AMAZING BACKSTORY TO this novel.
I assume you are familiar with John Steinbeck and his novel The Grapes of Wrath. I always thought of it as a good counter-example to regrettable appropriations like Jeanine Cummins's American Dirt. Steinbeck was not an Oklahoma hardscrabble farmer driven by dust storms to become an exploited migrant laborer in California, yet by telling that story in The Grapes of Wrath, he gripped the conscience of the nation and created an American classic. Everyone wins, right? But then I learned about Sanora Babb.Sanora Babb was, indeed, from an Oklahoma farm family, and she did move to California in 1929. Later in the 1930s, she did volunteer work in a migrant labor camp, where she began collecting stories and making notes, with a view towards writing a book. The camp’s manager, Tom Collins, was so impressed by the notes that he asked her to make a copy of them for another writer who had been visiting the camp. That writer was John Steinbeck.
Babb did draft a novel and sent it to Random House in early 1939. They were interested, but before Babb could revise her book, Viking published The Grapes of Wrath, which instantly became a bestseller. Random House decided that the book-buying public would not go for two novels about Okies in California in the same year, and so turned down Babb’s book, despite their initial interest. She tried several other publishers, but without success. The lane, so to speak, was occupied. Her novel, titled Whose Names Are Unknown, was finally published in 2004, when she was 97. She died the next year.
Is the novel any good? Actually, yes. It's very good. Convincing characters, effective evocations of place, excellent prose, swift pacing, moral urgency...it's excellent, even.
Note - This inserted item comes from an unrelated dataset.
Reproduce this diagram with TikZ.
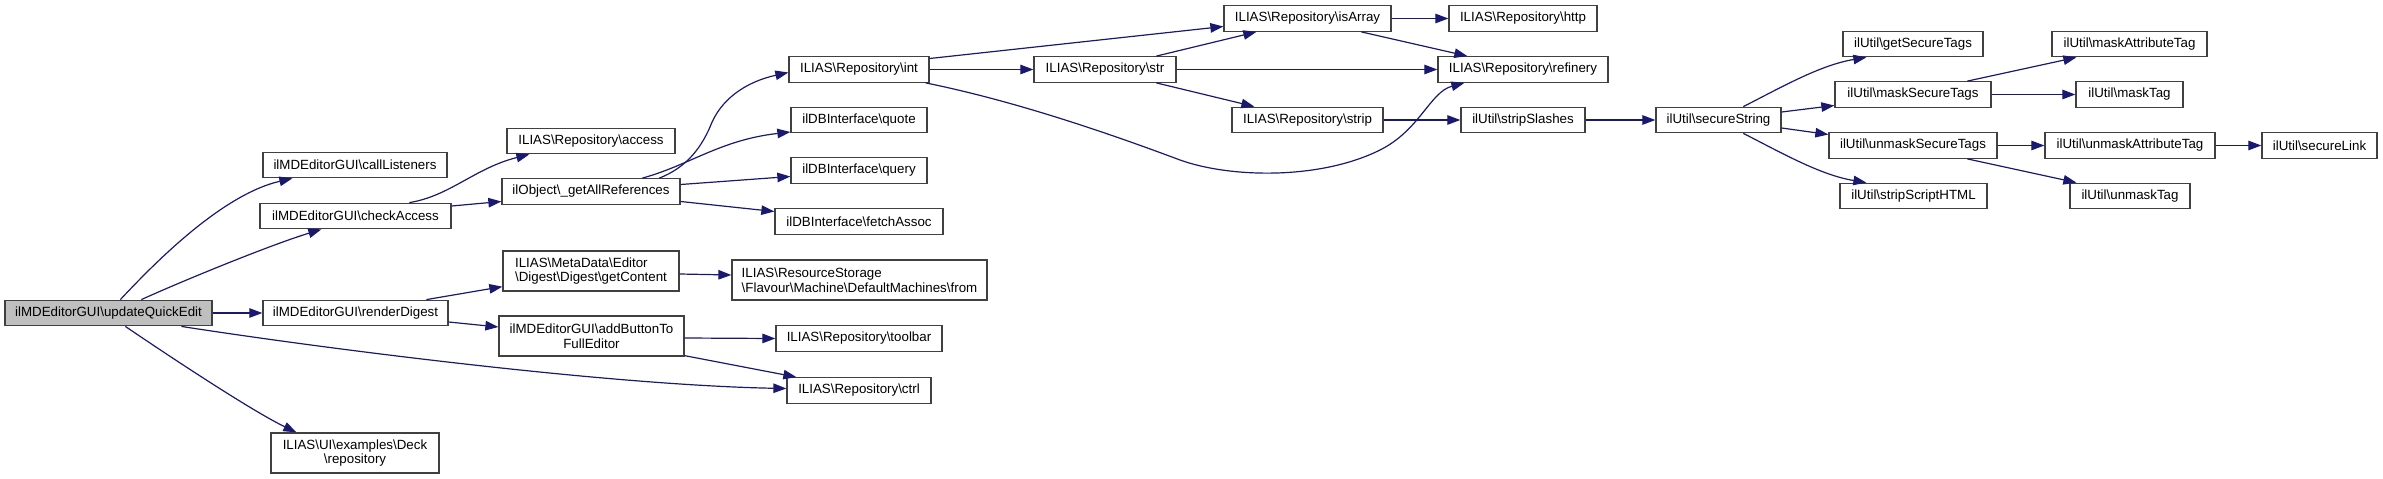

Is it as good as The Grapes of Wrath? Tough question. I would certainly say it has aged better than The Grapes of Wrath. The Tolstoyan ambition of Steinbeck's novel feels creaky these days, while Babb's novel, at just over 200 pages, feels just right. She keeps the exposition minimal and instead zooms in on a few crucial episodes. Steinbeck often seems to be observing the Joads from the outside, but Babb takes us right into the center of the Dunnes--we get a sense of their marriage, their relationship to their kids, their relationships with their friends. They seem real rather than an archetype. We get a lot more of women's perspectives in Babb than we do in Steinbeck, and even some of the Black workers' perspective when the strike comes (I can't remember whether Steinbeck addressed this at all--Babb knows that the crackdown on the strikers is going to fall heaviest on the black workers.) It provides much more explanation of what caused the Dust Bowl than Steinbeck does, and gives a much more immediate sense of living with an environmental disaster.
All in all, if I were to choose just one of these novels for a syllabus, I would go with Babb. In a lot of ways, it seems like it could have been written recently. It's not a classic, of course--but I could see it becoming one.